Friday 20 March 2009

This is Where I Grew Up...

Let's give a shout out to all the Westsider's in the house!! On March 20, 2009, on the first day of spring, MSN showcased 12 of the most beautiful places to experience spring. Beautiful Skagit County sans tourists was one of the obvious choices.
The Skagit Valley, Washington state: Springtime makes this verdant valley in northwest Washington explode with color, carpeting the land with hundreds of acres of tulips, daffodils and irises. The area is best known for the Skagit Valley Tulip Festival, which runs throughout April and was featured in “1,000 Places to See Before You Die.” Display gardens abound throughout the valley for you to visit, but you can also enjoy the living jewels without getting out of your car: Many of the flower fields lie right next to the road. - MSN Online

I will tell you that some of my fondest memories were of the quickly moving clouds casting shadows on my bedroom walls as the sun would shine through.

Waking up with the sun on May 1 and going into the tulip fields next to our house and picking TONS of tulips to leave on the doorstep for my mom (this was before I was old enough to realize that some may consider this theft...).

Spring was also a time when the cows would inevitably get out of the fence meaning that I would have to run through the fields at night with my dad trying to get them back home.

This was also back in the day when my dad could drive our pick-up truck over to Washington Bulb Co. and get a truckload of tulip and daffodil bulbs - FOR FREE - and feed them to our cows. This would fatten them up quickly and ease the transition from winter hay to summer grass.
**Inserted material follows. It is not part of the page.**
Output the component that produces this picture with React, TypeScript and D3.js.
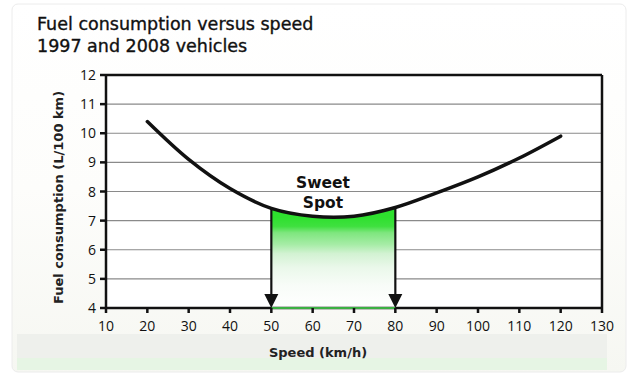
import React from "react";
import * as d3 from "d3";

const speeds = [20, 30, 40, 50, 60, 70, 80, 90, 100, 110, 120];
const consumption = [10.4, 9.1, 8.1, 7.42, 7.15, 7.15, 7.45, 7.95, 8.5, 9.15, 9.9];
const xTicks = [10, 20, 30, 40, 50, 60, 70, 80, 90, 100, 110, 120, 130];
const yTicks = [4, 5, 6, 7, 8, 9, 10, 11, 12];
const sweetRange = [50, 80];
const titleLines = ["Fuel consumption versus speed", "1997 and 2008 vehicles"];

const W = 640;
const H = 377;
const FONT = "'DejaVu Sans', Verdana, sans-serif";
const TICKFONT = "'Open Sans', 'DejaVu Sans', sans-serif";

export default function App() {
  const x = d3.scaleLinear().domain([10, 130]).range([106, 602]);
  const y = d3.scaleLinear().domain([4, 12]).range([308, 75]);
  const pts: [number, number][] = speeds.map((s, i) => [s, consumption[i]]);
  const line = d3
    .line<[number, number]>()
    .x((d) => x(d[0]))
    .y((d) => y(d[1]))
    .curve(d3.curveCatmullRom.alpha(0.5));
  const lineGen = line(pts) || "";

  const interp = (s: number) => {
    const i = Math.max(0, Math.min(speeds.length - 2, d3.bisectRight(speeds, s) - 1));
    const x0 = speeds[i], x1 = speeds[i + 1];
    const t = (s - x0) / (x1 - x0);
    const p0 = consumption[Math.max(0, i - 1)], p1 = consumption[i], p2 = consumption[i + 1], p3 = consumption[Math.min(speeds.length - 1, i + 2)];
    return 0.5 * (2 * p1 + (-p0 + p2) * t + (2 * p0 - 5 * p1 + 4 * p2 - p3) * t * t + (-p0 + 3 * p1 - 3 * p2 + p3) * t * t * t);
  };
  const sweetSpeeds = d3.range(sweetRange[0], sweetRange[1] + 0.01, 1);
  const area =
    d3
      .area<number>()
      .x((s) => x(s))
      .y0(y(4))
      .y1((s) => y(interp(s)))(sweetSpeeds) || "";

  const topSweet = y(d3.min(sweetSpeeds.map(interp)) as number);

  return (
    <svg width={W} height={H} style={{ position: "absolute", left: 0, top: 0, fontFamily: FONT }}>
      <defs>
        <linearGradient id="bg" x1="0" y1="0" x2="0" y2="1">
          <stop offset="0" stopColor="#ffffff" />
          <stop offset="0.5" stopColor="#fdfdfb" />
          <stop offset="1" stopColor="#f6f7f2" />
        </linearGradient>
        <linearGradient id="green" gradientUnits="userSpaceOnUse" x1="0" y1={topSweet} x2="0" y2={y(4)}>
          <stop offset="0" stopColor="#2ee02e" />
          <stop offset="0.1" stopColor="#3fe03f" />
          <stop offset="0.17" stopColor="#7ee67e" />
          <stop offset="0.3" stopColor="#a6eca6" />
          <stop offset="0.4" stopColor="#d2f2d2" />
          <stop offset="0.55" stopColor="#eaf8ea" />
          <stop offset="0.75" stopColor="#f8fcf8" />
          <stop offset="1" stopColor="#ffffff" />
        </linearGradient>
      </defs>
      <rect x={0} y={0} width={W} height={H} fill="#ffffff" />
      <rect x={12} y={4} width={614} height={368} rx={6} fill="url(#bg)" stroke="#ececec" strokeWidth={1} />
      <rect x={17} y={334} width={590} height={26} fill="#eef0ec" />
      <rect x={17} y={358} width={590} height={12} fill="#e6f5e4" />

      {titleLines.map((t, i) => (
        <text key={i} x={37} y={30 + i * 22} fontSize={17.5} fill="#111" stroke="#111" strokeWidth={0.35}>
          {t}
        </text>
      ))}

      <rect x={x(10)} y={y(12)} width={x(130) - x(10)} height={y(4) - y(12)} fill="#ffffff" />

      {yTicks.slice(1, -1).map((v) => (
        <line key={v} x1={x(10)} x2={x(130)} y1={y(v)} y2={y(v)} stroke="#8a8a8a" strokeWidth={1.2} />
      ))}

      <path d={area} fill="url(#green)" />

      <line x1={x(10)} x2={x(130)} y1={y(12)} y2={y(12)} stroke="#111" strokeWidth={2.5} />
      <line x1={x(130)} x2={x(130)} y1={y(12)} y2={y(4)} stroke="#111" strokeWidth={2.5} />
      <line x1={x(10)} x2={x(10)} y1={y(12)} y2={y(4)} stroke="#111" strokeWidth={2.5} />
      <line x1={x(10)} x2={x(130)} y1={y(4)} y2={y(4)} stroke="#111" strokeWidth={2.5} />
      <line x1={x(sweetRange[0])} x2={x(sweetRange[1])} y1={y(4)} y2={y(4)} stroke="#3cb043" strokeWidth={2} />

      {yTicks.map((v) => (
        <g key={v}>
          <line x1={x(10) - 6} x2={x(10)} y1={y(v)} y2={y(v)} stroke="#111" strokeWidth={2.5} />
          <text x={x(10) - 10} y={y(v)} dy="0.36em" textAnchor="end" fontSize={14} fontFamily={TICKFONT} fill="#111">
            {v}
          </text>
        </g>
      ))}
      {xTicks.map((v) => (
        <g key={v}>
          <line x1={x(v)} x2={x(v)} y1={y(4)} y2={y(4) + 5} stroke="#111" strokeWidth={2.5} />
          <text x={x(v)} y={y(4) + 23} textAnchor="middle" fontSize={14} fontFamily={TICKFONT} fill="#111">
            {v}
          </text>
        </g>
      ))}

      <text x={318} y={357} textAnchor="middle" fontSize={13} fontWeight="bold" fill="#222">
        Speed (km/h)
      </text>
      <text
        transform={`translate(63, ${(y(4) + y(12)) / 2 + 6}) rotate(-90)`}
        textAnchor="middle"
        fontSize={13}
        fontWeight="bold"
        fill="#222"
      >
        Fuel consumption (L/100 km)
      </text>

      {sweetRange.map((s) => (
        <g key={s}>
          <line x1={x(s)} x2={x(s)} y1={y(interp(s))} y2={y(4) - 10} stroke="#111" strokeWidth={2.2} />
          <path d={`M${x(s) - 7},${y(4) - 14} L${x(s) + 7},${y(4) - 14} L${x(s)},${y(4)} Z`} fill="#111" />
        </g>
      ))}

      <path d={lineGen} fill="none" stroke="#111" strokeWidth={3.5} strokeLinecap="round" />

      <text x={323} y={188} textAnchor="middle" fontSize={15.5} fontWeight="bold" fill="#111">
        Sweet
      </text>
      <text x={323} y={208} textAnchor="middle" fontSize={15.5} fontWeight="bold" fill="#111">
        Spot
      </text>
    </svg>
  );
}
Can you even imagine how many thousands of dollars they would sell those bulbs for now! You've got to love the marketing genius behind it all, the crew bosses that made it happen, Leo Roozen (this is a current photo of him but he did not look so nice when he was younger!!) in his white pickup that would strike fear in the hearts of children throughout the land, and the slave labor of young elementary school children willing to pick 200 feet of bulbs for $5.00 a row and go home only to blow a pound of dirt out of their noses. I loved the good old days!